Thomas Ross Bond was born September 16, 1926 in Dallas, Texas. Bond was best known for his work as a child actor in the Our Gang (Little Rascals) comedies, and also for being the first actor to portray the role of "Superman's pal" Jimmy Olsen on screen.
Bond got his start at the age of five when a talent scout for Hal Roach studios approached the lad as he was leaving a Dallas cinema with his mother. The scout asked him if he would like to act in films because he "had a great face" and set up an appointment with Hal Roach in Los Angeles. Hal Roach was gathering new talent for his popular Our Gang comedies. Bond's grandmother Jane Quin Sauter volunteered to drive the boy to L.A. by motor car. The year was 1931, in the depth of the Great Depression. It proved to be a grueling journey, punctuated by flash floods and encounters with tarantulas, on mostly dirt roads from Dallas to L.A.
Bond was most notable for appearing in Roach's Our Gang short subjects series (later broadcast on television as The Little Rascals). From 1932 to 1934, he appeared in the series under his own name as a supporting character. He returned to Our Gang in 1937 as a bully character, named Butch, who always competed with Carl "Alfalfa" Switzer for Darla Hood's affections. Bond appeared in twenty-seven Our Gang shorts (twelve shorts as "Tommy," and fourteen shorts as "Butch") before leaving the series for good in late 1940.

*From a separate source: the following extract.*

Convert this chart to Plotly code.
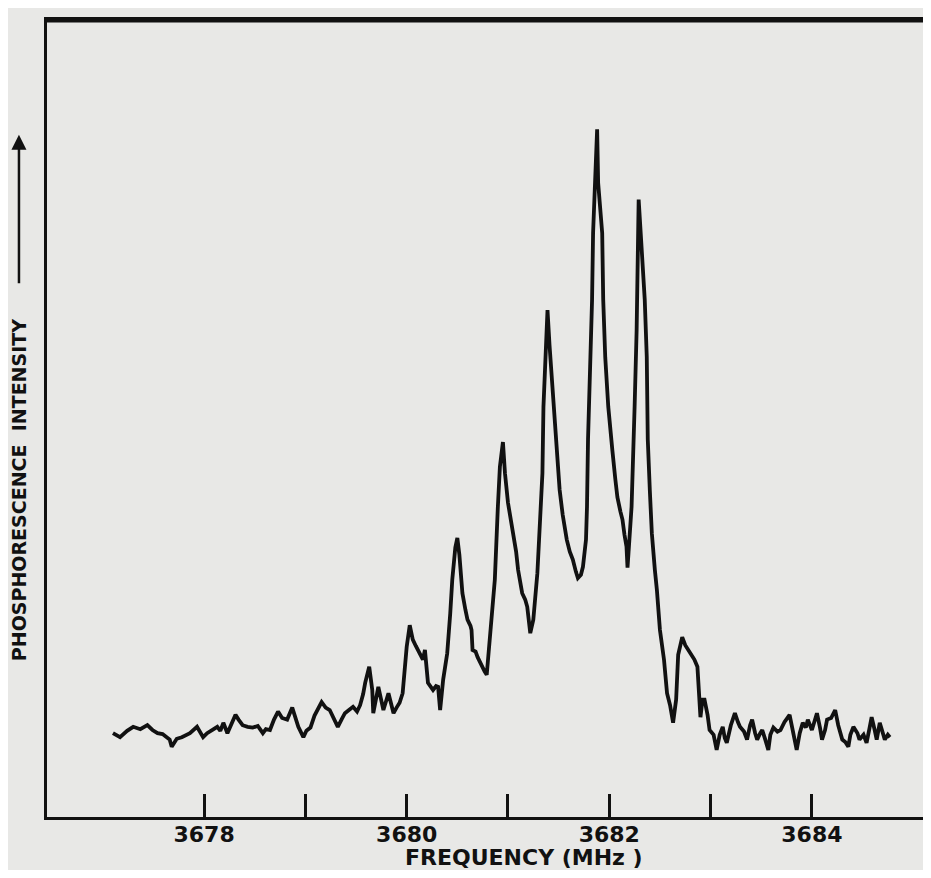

While an Our Ganger, Bond appeared in a number of outside films, such as those featuring fellow Hal Roach Studios comedians Charley Chase and Laurel and Hardy. He also worked as a voice actor, most notably as the voice of "Owl Jolson" in Tex Avery's 1936 Looney Tunes cartoon, I Love to Singa.
After serving in the U.S. Navy during World War II, Bond returned to acting ,and appeared in a handful of East Side Kids, and Gas House Kids features alongside former on-screen rival Carl Switzer. In the late 1940s, Bond became the first actor to portray cub news photographer Jimmy Olsen in two Superman film serials, Superman (1948) and Atom Man vs. Superman (1950). He also appeared as Joey Pepper in several installments of the Five Little Peppers serial.
In 1951, Bond graduated from college and quit acting to stay in show business on the other side of the camera in television directing and production, and worked with individuals such as Norman Lear, George Schlatter, and many others. Bond retired from television in 1991. In his latter years he lived in the Fresno and Madera Ranchos area, and served as a spokesman for a number of Our Gang-related materials. Bond published his autobiography, Darn Right It's Butch: Memories of Our Gang/The Little Rascals, with the help of Fresno teacher, film historian and co-author Ron Genini, in 1994. Tommy and his son, Thomas R. Bond II "Butch, Jr.", who is a film and television producer, worked with his father in their family production company, the American Mutoscope and Biograph Company. Bond also hosted "The Rascals," a documentary on the life and times of the Little Rascals.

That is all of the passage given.